» Data lines
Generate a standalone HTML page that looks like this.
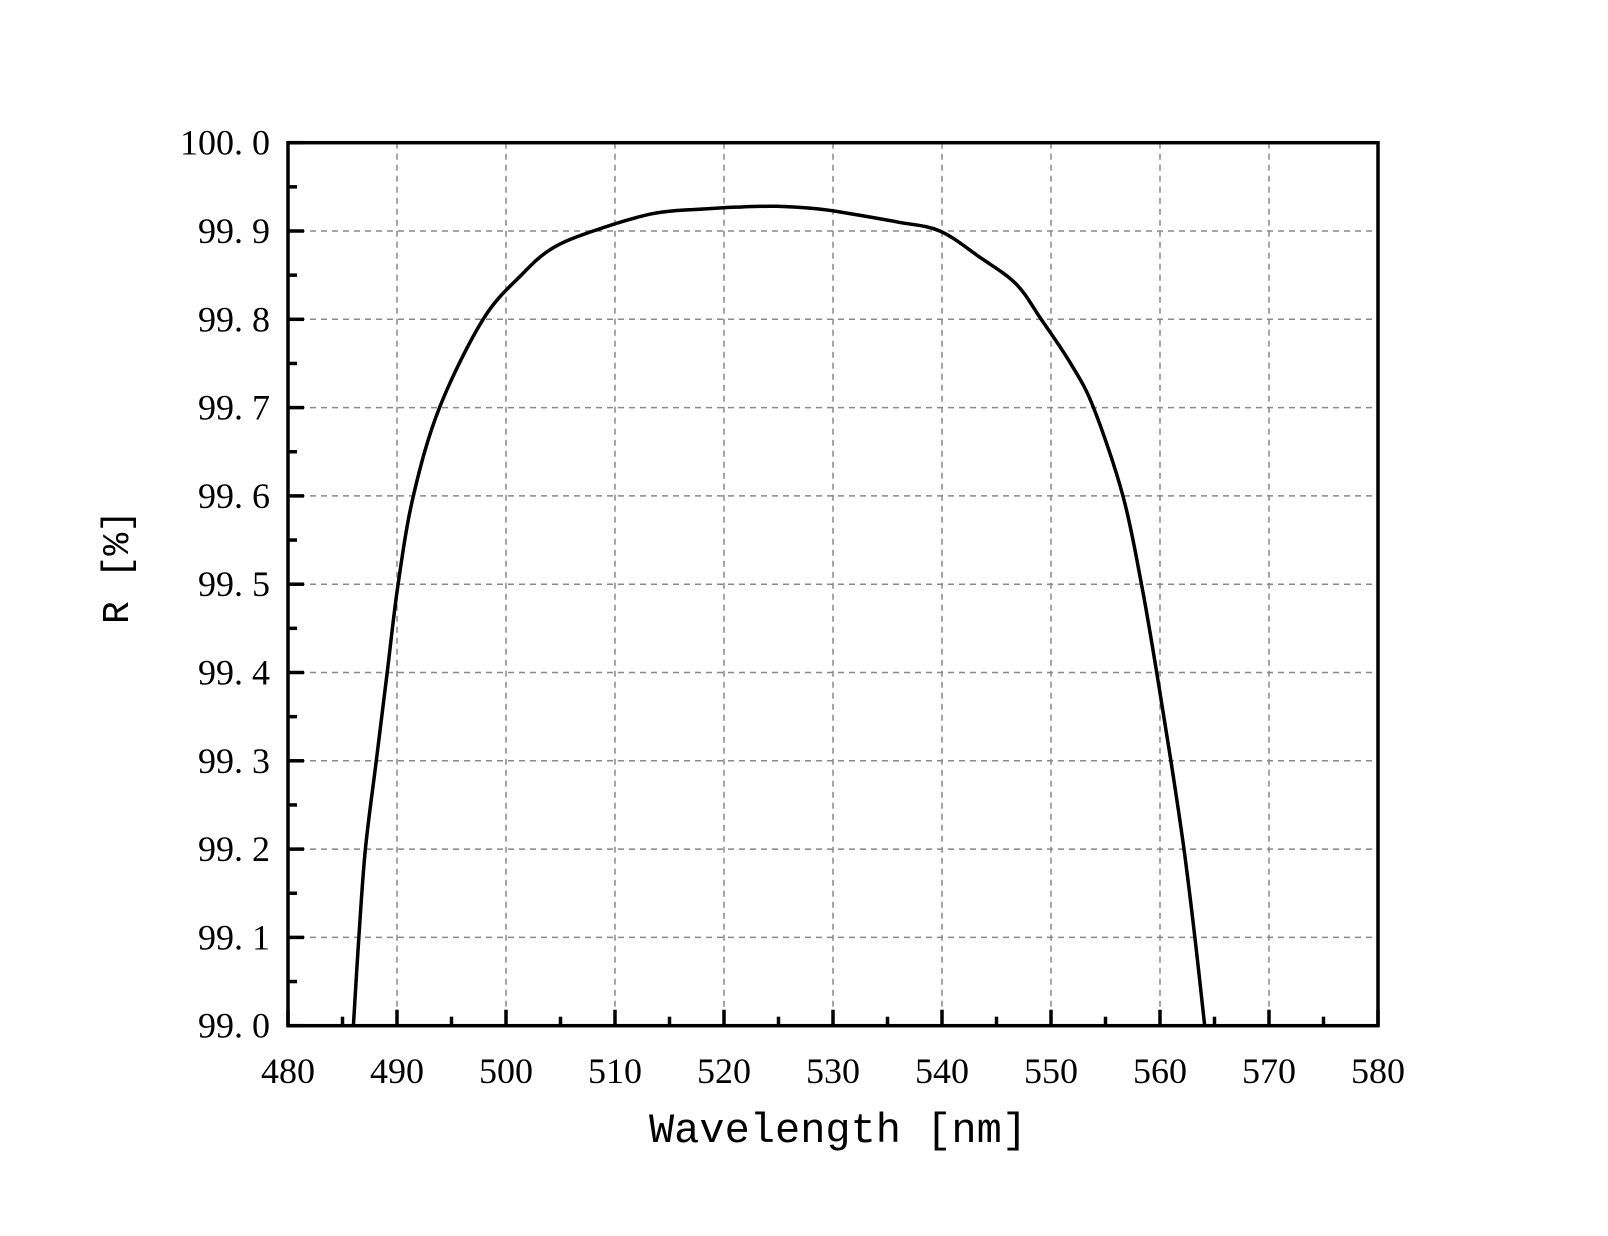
<!DOCTYPE html>
<html><head><meta charset="utf-8"><style>
body{margin:0;background:#fff}
svg text{font-family:"Liberation Serif","Noto Serif CJK SC",serif;fill:#000}
</style></head><body>
<svg width="1608" height="1231" viewBox="0 0 1608 1231">
<g id="grid"></g>
<g id="ticks"></g>
<path id="curve" fill="none" stroke="#000" stroke-width="3.5" stroke-linejoin="round"/>
<rect x="288" y="142.7" width="1090" height="883" fill="none" stroke="#000" stroke-width="3.5"/>
<text x="838" y="1142" text-anchor="middle" font-size="42" style="font-family:'Liberation Mono',monospace">Wavelength [nm]</text>
<text transform="translate(128,567) rotate(-90)" text-anchor="middle" font-size="38" style="font-family:'Liberation Mono',monospace">R [%]</text>
</svg>
<script>
const wavelengths=[486.0,486.5,487.1,488.1,489.1,490.1,491.5,493.9,497.9,501.4,504.2,508.0,513.6,518.3,521.1,524.8,528.6,531.4,536.0,539.8,543.5,546.8,549.1,551.8,553.9,556.6,558.3,559.7,561.0,562.2,563.2,564.1];
const reflectance=[99.0,99.1,99.2,99.3,99.4,99.5,99.6,99.7,99.8,99.85,99.88,99.9,99.92,99.925,99.927,99.928,99.925,99.92,99.91,99.9,99.87,99.84,99.8,99.75,99.7,99.6,99.5,99.4,99.3,99.2,99.1,99.0];
const xTicks=[480,490,500,510,520,530,540,550,560,570,580];
const yTicks=[99.0,99.1,99.2,99.3,99.4,99.5,99.6,99.7,99.8,99.9,100.0];
const X0=288,X1=1378,Y0=1025.7,Y1=142.7;
const sx=v=>X0+(v-480)/100*(X1-X0);
const sy=v=>Y0-(v-99)/1*(Y0-Y1);
const NS="http://www.w3.org/2000/svg";
const grid=document.getElementById('grid'),ticks=document.getElementById('ticks');
function ln(p,x1,y1,x2,y2,w,dash,c){const l=document.createElementNS(NS,'line');l.setAttribute('x1',x1);l.setAttribute('y1',y1);l.setAttribute('x2',x2);l.setAttribute('y2',y2);l.setAttribute('stroke',c||'#000');l.setAttribute('stroke-width',w);if(dash)l.setAttribute('stroke-dasharray',dash);p.appendChild(l);return l;}
function tx(s,x,y,a){const t=document.createElementNS(NS,'text');t.textContent=s;t.setAttribute('x',x);t.setAttribute('y',y);t.setAttribute('text-anchor',a);t.setAttribute('font-size','36');ticks.appendChild(t);return t;}
xTicks.forEach((v,i)=>{const x=sx(v);
 if(i>0&&i<xTicks.length-1){const g=ln(grid,x,Y1,x,Y0,1.5,'6,5','#888');
 
 }
 const t=ln(ticks,x,Y0,x,Y0-16,3.5);
 
 
 if(i<xTicks.length-1){const m=ln(ticks,sx(v+5),Y0,sx(v+5),Y0-9,3.5);
 
 }
 const l=tx(String(v),x,1083,'middle');
 
 });
yTicks.forEach((v,i)=>{const y=sy(v);
 if(i>0&&i<yTicks.length-1){const g=ln(grid,X0,y,X1,y,1.5,'6,5','#888');
 
 }
 const t=ln(ticks,X0,y,X0+16,y,3.5);
 
 
 if(i<yTicks.length-1){const m=ln(ticks,X0,sy(v+0.05),X0+9,sy(v+0.05),3.5);
 
 }
 const l=tx(v.toFixed(1).replace('.','. '),270,y+12,'end');
 
 });
// Catmull-Rom smooth path
const P=wavelengths.map((w,i)=>[sx(w),sy(reflectance[i])]);
let d='M'+P[0][0]+','+P[0][1];
for(let i=0;i<P.length-1;i++){const p0=P[i-1]||P[i],p1=P[i],p2=P[i+1],p3=P[i+2]||P[i+1];
 d+=' C'+(p1[0]+(p2[0]-p0[0])/6)+','+(p1[1]+(p2[1]-p0[1])/6)+' '+(p2[0]-(p3[0]-p1[0])/6)+','+(p2[1]-(p3[1]-p1[1])/6)+' '+p2[0]+','+p2[1];}
document.getElementById('curve').setAttribute('d',d);
</script>
</body></html>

» Instruction
Return to the listing above and set it down exactly, leaving out its pictures.

» Solution to the exercise
Generate a standalone HTML page that looks like this.
<!DOCTYPE html>
<html><head><meta charset="utf-8"><style>
body{margin:0;background:#fff}
svg text{font-family:"Liberation Serif","Noto Serif CJK SC",serif;fill:#000}
</style></head><body>
<svg width="1608" height="1231" viewBox="0 0 1608 1231">
<g id="grid"></g>
<g id="ticks"></g>
<path id="curve" fill="none" stroke="#000" stroke-width="3.5" stroke-linejoin="round"/>
<rect x="288" y="142.7" width="1090" height="883" fill="none" stroke="#000" stroke-width="3.5"/>
<text x="838" y="1142" text-anchor="middle" font-size="42" style="font-family:'Liberation Mono',monospace">Wavelength [nm]</text>
<text transform="translate(128,567) rotate(-90)" text-anchor="middle" font-size="38" style="font-family:'Liberation Mono',monospace">R [%]</text>
</svg>
<script>
const wavelengths=[486.0,486.5,487.1,488.1,489.1,490.1,491.5,493.9,497.9,501.4,504.2,508.0,513.6,518.3,521.1,524.8,528.6,531.4,536.0,539.8,543.5,546.8,549.1,551.8,553.9,556.6,558.3,559.7,561.0,562.2,563.2,564.1];
const reflectance=[99.0,99.1,99.2,99.3,99.4,99.5,99.6,99.7,99.8,99.85,99.88,99.9,99.92,99.925,99.927,99.928,99.925,99.92,99.91,99.9,99.87,99.84,99.8,99.75,99.7,99.6,99.5,99.4,99.3,99.2,99.1,99.0];
const xTicks=[480,490,500,510,520,530,540,550,560,570,580];
const yTicks=[99.0,99.1,99.2,99.3,99.4,99.5,99.6,99.7,99.8,99.9,100.0];
const X0=288,X1=1378,Y0=1025.7,Y1=142.7;
const sx=v=>X0+(v-480)/100*(X1-X0);
const sy=v=>Y0-(v-99)/1*(Y0-Y1);
const NS="http://www.w3.org/2000/svg";
const grid=document.getElementById('grid'),ticks=document.getElementById('ticks');
function ln(p,x1,y1,x2,y2,w,dash,c){const l=document.createElementNS(NS,'line');l.setAttribute('x1',x1);l.setAttribute('y1',y1);l.setAttribute('x2',x2);l.setAttribute('y2',y2);l.setAttribute('stroke',c||'#000');l.setAttribute('stroke-width',w);if(dash)l.setAttribute('stroke-dasharray',dash);p.appendChild(l);return l;}
function tx(s,x,y,a){const t=document.createElementNS(NS,'text');t.textContent=s;t.setAttribute('x',x);t.setAttribute('y',y);t.setAttribute('text-anchor',a);t.setAttribute('font-size','36');ticks.appendChild(t);return t;}
xTicks.forEach((v,i)=>{const x=sx(v);
 if(i>0&&i<xTicks.length-1){const g=ln(grid,x,Y1,x,Y0,1.5,'6,5','#888');
 
 }
 const t=ln(ticks,x,Y0,x,Y0-16,3.5);
 
 
 if(i<xTicks.length-1){const m=ln(ticks,sx(v+5),Y0,sx(v+5),Y0-9,3.5);
 
 }
 const l=tx(String(v),x,1083,'middle');
 
 });
yTicks.forEach((v,i)=>{const y=sy(v);
 if(i>0&&i<yTicks.length-1){const g=ln(grid,X0,y,X1,y,1.5,'6,5','#888');
 
 }
 const t=ln(ticks,X0,y,X0+16,y,3.5);
 
 
 if(i<yTicks.length-1){const m=ln(ticks,X0,sy(v+0.05),X0+9,sy(v+0.05),3.5);
 
 }
 const l=tx(v.toFixed(1).replace('.','. '),270,y+12,'end');
 
 });
// Catmull-Rom smooth path
const P=wavelengths.map((w,i)=>[sx(w),sy(reflectance[i])]);
let d='M'+P[0][0]+','+P[0][1];
for(let i=0;i<P.length-1;i++){const p0=P[i-1]||P[i],p1=P[i],p2=P[i+1],p3=P[i+2]||P[i+1];
 d+=' C'+(p1[0]+(p2[0]-p0[0])/6)+','+(p1[1]+(p2[1]-p0[1])/6)+' '+(p2[0]-(p3[0]-p1[0])/6)+','+(p2[1]-(p3[1]-p1[1])/6)+' '+p2[0]+','+p2[1];}
document.getElementById('curve').setAttribute('d',d);
</script>
</body></html>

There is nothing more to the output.